The Philadelphia Flyers announced Monday that they were firing head coach Dave Hakstol, ending his run in the position after more than three years.
Hakstol had joined the Flyers for the 2015-16 season after spending 11 seasons coaching the University of North Dakota.
Flyers Clean House After Disappointing Start
Under Hakstol’s leadership, Philadelphia had made the playoffs two of the past three seasons. But the team never advanced past the first round of the postseason, putting pressure on the 50-year-old coach heading into the 2018-19 campaign.
The Flyers came into the year expecting to compete for a playoff spot again, but quickly stumbled out of the gate. That led to the firing of general manager Ron Hextall last month and sparked rumors that Hakstol could be the next one out the door.
Incoming general manager Chuck Fletcher said he wanted to take time to evaluate Hakstol before making a decision on the coach’s future. But just two weeks later, with the Flyers in last place in the Eastern Conference with a 12-15-4 record, there were rumblings that Hakstol was on his way out. And while the Flyers denied those rumors over the weekend, Monday saw the news become official.
“After meeting this morning with Dave Hakstol and thoughtful consideration, I have decided to relieve him of his duties as head coach,” Fletcher said in a news release. “As I continue to assess the team, I feel that this is the best course of action for our group moving forward.”
Flyers Call Up Hart Due to Goaltending Woes
The move comes after a four-game losing streak in which the Flyers have given up 22 goals. Goaltending has been a serious weakness for Philadelphia all season long, with Flyers goaltenders having a league-low .874 save percentage this season – well below the league average of .902.
The Flyers have tried five different goalies so far this year, and may soon put a sixth in the net.

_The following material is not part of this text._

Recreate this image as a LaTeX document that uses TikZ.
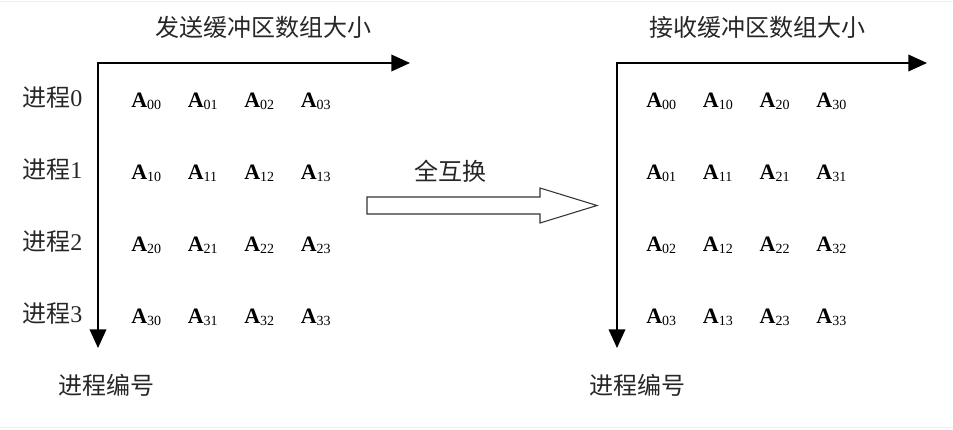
\documentclass[tikz,border=0pt]{standalone}
\usepackage{fontspec}
\setmainfont{Liberation Serif}
\newfontfamily\cjk{Noto Sans CJK SC}
\usetikzlibrary{arrows.meta,calc}
\newcommand{\acell}[2]{\textbf{A}\raisebox{-2pt}{\fontsize{10.5}{12}\selectfont #1#2}}
\tikzset{
  lab/.style={font=\fontsize{18}{21}\selectfont\cjk,text=black!85,inner sep=0pt},
  cell/.style={font=\fontsize{16.5}{18}\selectfont,anchor=base west,inner sep=0pt},
  axis/.style={line width=1.1pt,{Triangle[length=14pt,width=12.5pt]}-{Triangle[length=14pt,width=12.5pt]}}
}

\begin{document}
\begin{tikzpicture}[x=0.75pt,y=-0.75pt]
\useasboundingbox (0,0) rectangle (953,429);
\draw[gray!12] (0,1.5) -- (953,1.5);
\draw[gray!12] (0,427.5) -- (953,427.5);
% send buffer
\coordinate (so) at (98,63);
\coordinate (sx) at (410,63);
\coordinate (sy) at (98,348);
\draw[axis] (sx) -- (so) -- (sy);
\node[lab] (stitle) at (263,27) {发送缓冲区数组大小};
\node[lab] (sproc) at (106,385) {进程编号};
\foreach \i in {0,...,3} {
  \node[lab,anchor=west] (p\i) at (22,{98+71.7*\i}) {进程\rmfamily\i};
  \foreach \j in {0,...,3}
    \node[cell] (s\i\j) at ({131+56.5*\j},{107+72*\i}) {\acell{\i}{\j}};
}
% receive buffer
\coordinate (ro) at (617,63);
\coordinate (rx) at (927,63);
\coordinate (ry) at (617,348);
\draw[axis] (rx) -- (ro) -- (ry);
\node[lab] (rtitle) at (757,27) {接收缓冲区数组大小};
\node[lab] (rproc) at (637,385) {进程编号};
\foreach \i in {0,...,3}
  \foreach \j in {0,...,3}
    \node[cell] (r\i\j) at ({646+56.7*\j},{107+72*\i}) {\acell{\j}{\i}};
% all-to-all
\coordinate (xtail) at (367,205.5);
\coordinate (xtip) at (597,205.5);
\draw[line width=0.8pt,black!80] ($(xtail)+(0,-8.5)$) -- (540,197) -- (540,188) -- (xtip)
  -- (540,223) -- (540,214) -- ($(xtail)+(0,8.5)$) -- cycle;
\node[lab] (xlabel) at (450,171) {全互换};
\end{tikzpicture}
\end{document}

Just before Hakstol was fired, the team called up 20-year-old goaltending prospect Carter Hart from the Lehigh Valley Phantoms of the AHL, which makes him the youngest goaltender in the NHL by more than two years.
That’s an unusual move, as even elite goaltenders typically spend significant time in minor league hockey before coming up to try their hand in the NHL. Hart led Canada to a gold medal in the 2018 World Juniors, and twice won the Goaltender of the Year award in the junior-level Canadian Hockey League.
That makes Hart a tantalizing prospect, even if there’s a lot of uncertainty as to whether bringing him up to the NHL this early could stunt his growth as a goaltender.
“You never know for sure what the risk is,” Phantoms coach Scott Gordon told reporters last week, responding to discussion over whether Hart should move up to the Flyers. “There’s nobody that’s suffered by playing in the American Hockey League. It can only make you better.”
Gordon, who previously coached the New York Islanders from 2008 to 2010, will now serve as the interim head coach of the Flyers.
Despite a horrid start, Philadelphia is only eight points out of a playoff spot at the moment with 50 games left to play this season, meaning they are far from out of contention. But bookmakers aren’t giving the Flyers much of a chance to turn things around: William Hill lists Philadelphia as an 80/1 longshot to win the Stanley Cup this season, among the worst odds in the league.